= Abbey of Saint-Martin de Limoges =

Benedictine monastery in Limoges, France

Saint-Martin de Limoges (or Saint-Martin-lez-Limoges) was a Benedictine monastery in Limoges from 1012 and a house of Feuillants from 1624 until 1791.

Drawing of a Limoges enamel cross of Saint-Martin, said to have belonged to Saint Eligius

==Older monastery in the same location==
For the early years of the monastery before its re-foundation, there is no other source than the 13th-century chronicle of the Abbot Pierre Coral. He records that a monastery dedicated to Martin of Tours was founded around 640 by the parents of Saint Eligius, and that the latter's brother, Alicius, was the first abbot. It was subsequently destroyed by Pippin I of Aquitaine during the a civil war and then again by Vikings. How much of this history is true is impossible to say, but there was certainly an abandoned church outside the walls by the year 1000.
==History==
Bishop Hilduin of Limoges established a Benedictine monastery at that place in 1012. This is mentioned by a contemporary, Ademar of Chabannes. Hilduin and his brother, the abbot of Saint-Martial, gave gifts to the monastery. The bishop endowed it with the relics of Saint Justus. He may even have procured royal and papal protection for his new foundation. He was buried at Saint-Martin. Pierre Coral claims that he still left the monastery poor and small. Soon after, Bishop Jordan praised the monastery before the peace council of 1031.

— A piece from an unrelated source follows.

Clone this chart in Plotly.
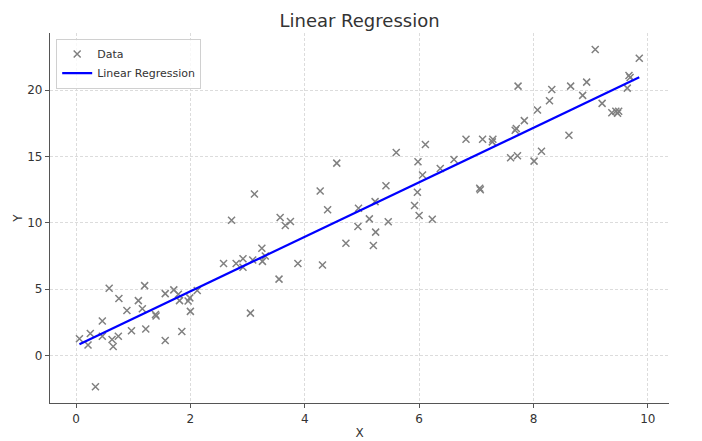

The first abbot, Rudolf, came from the abbey of Tulle. The second, Berengar, came from Saint-Augustin-lès-Limoges and died en route. The third, Donadieu, was consecrated in December 1074. Tradition associated him with the monastery's acquisition of a relic of Martin of Tours. The fourth abbot, Jordan, came from Vierzon. He resigned and was succeeded by Gerard. Gerard, a monk of Tulle, was succeeded in 1134 by the first abbot elected from among the monks of Saint-Martin, William I.

In 1155, William was succeeded by Pierre de Pierrebuffière, a native of the Limousin and the prior of Sauxillanges. During his abbacy, in 1182, the monastery was heavily damaged when Henry the Young King suppressed a local rebellion. The monks were given refuge in the city by Saint-Martial. Pierre soon left for Cluny and by 1195 the monks had elected William II. William died the following year and Richard the Lionheart imposed the provost of Saint-Augustin, Raymond de Treignac, as abbot. Although Richard favoured rebuilding the monastery, nothing was done in Raymond's term of four or five years as the abbot. The church was rebuilt by 1235. In 1247, Pierre Coral became abbot. He left to become abbot of Tulle in 1276.

During the Wars of Religion, the monastery was damaged by Huguenots in 1548 and 1563. It was repaired by the commendatory abbot Marchandon. In 1622, the Benedictines of Saint-Martin ceded their house to Marchandon, who converted it into a house of Feuillants by 1624 under the name Saint-Martin-Saint-Laurent. In 1791, the building was acquired by the government. It became the headquarters of the 12th Army Corps. Today no trace of the monastic building remains.